On 29 September 1995, the Liverpool dockers, the backbone of Liverpool's revered maritime industry, refused to cross a picket line and were immediately dismissed by the Mersey Docks & Harbour Co. Men from one of the most respected workforces in the British labour movement were now threatened by casual labour terms and deregulation, and they wanted to make sure their voices against such decisions were heard. `Dockers: The `95 to `98 Lock-out' is a captivating collection of photographs and anecdotes from this famous movement.
This industrial protest was far-reaching - from the Women of the Waterfront movement campaigning on behalf of their husbands, brothers and sons, to the international community of dockworkers who were inspired to speak out against unfair working practice. Dockers: The '95 to '98 Lock-out encapsulates the lengths a community will go to in order to defend their heritage, pride and values. Published twenty years after the beginnings of the dispute, Dave Sinclair's thought-provoking photography of the dockworkers and their families, as well as the intelligent contributions, is a tribute to the men and women who fought so hard on the picket lines of the Liverpool dockyards.
Dave Sinclair was born in 1959 in Walton, Liverpool.

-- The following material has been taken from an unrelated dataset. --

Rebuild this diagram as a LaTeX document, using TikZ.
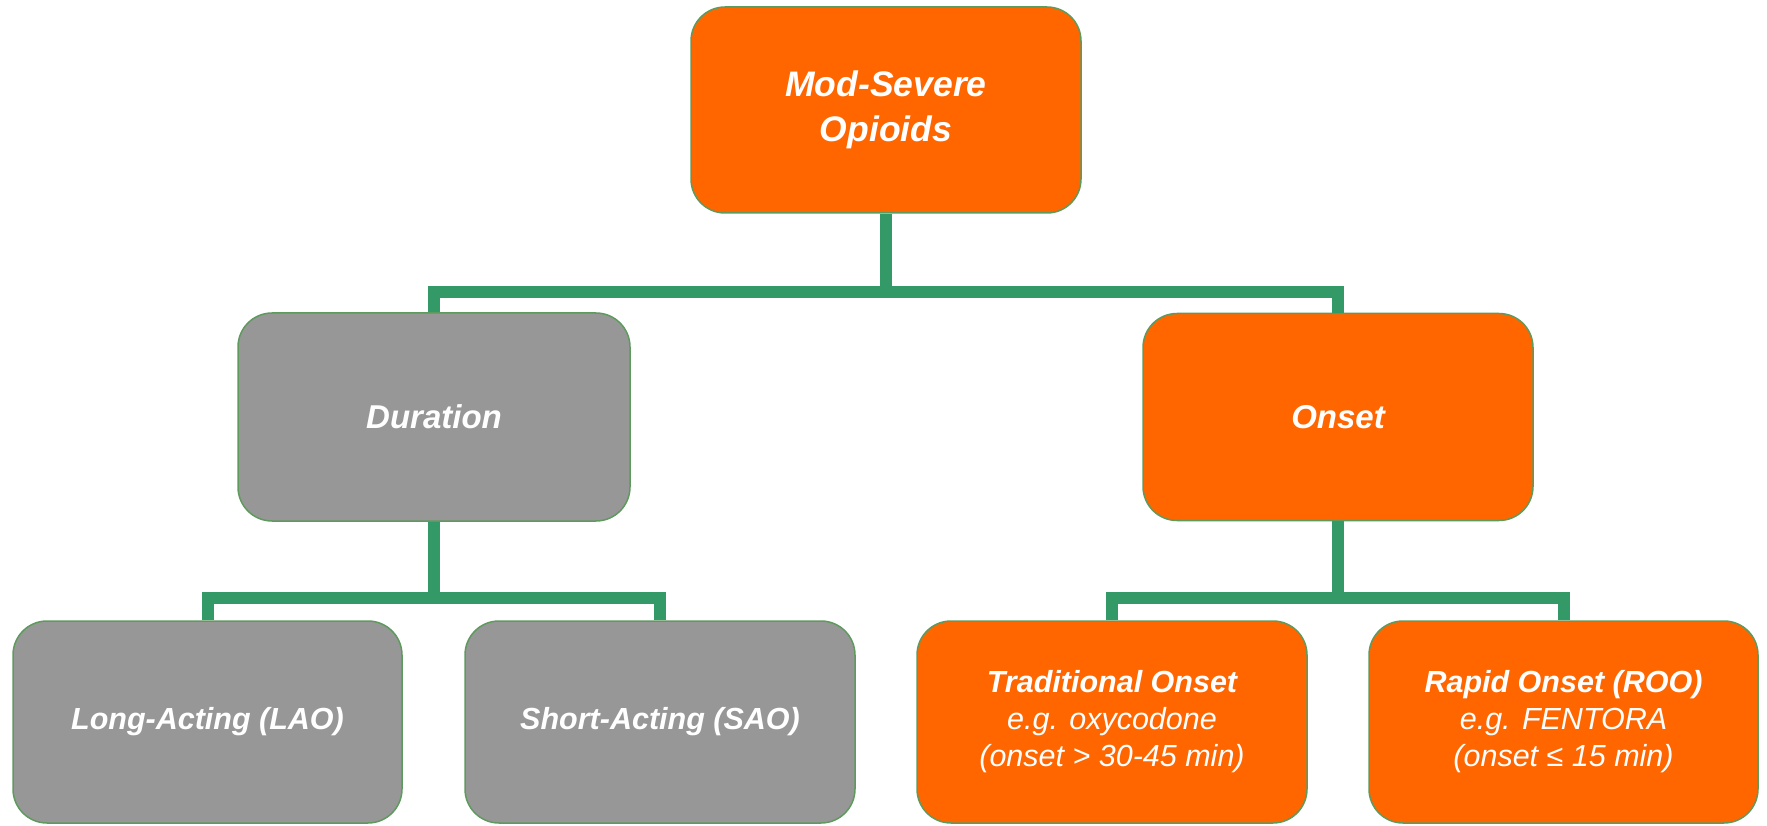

By 1980, he was studying Art at Liverpool Polytechnic, where he developed an interest in the Liverpool urban landscape. Surrounded by derelict factories and docks, Dave started documenting his surroundings, processing and printing in black and white in a darkroom he built himself. He soon realised that photography was what he wanted to do for a living. His photographs have been featured in several exhibitions, including `The Dockers' which was exhibited in London Liverpool and extensively abroad, The `School Student Strike' at the Bluecoat in Liverpool and `Thatcher, Liverpool and the 80s' in Shoreditch.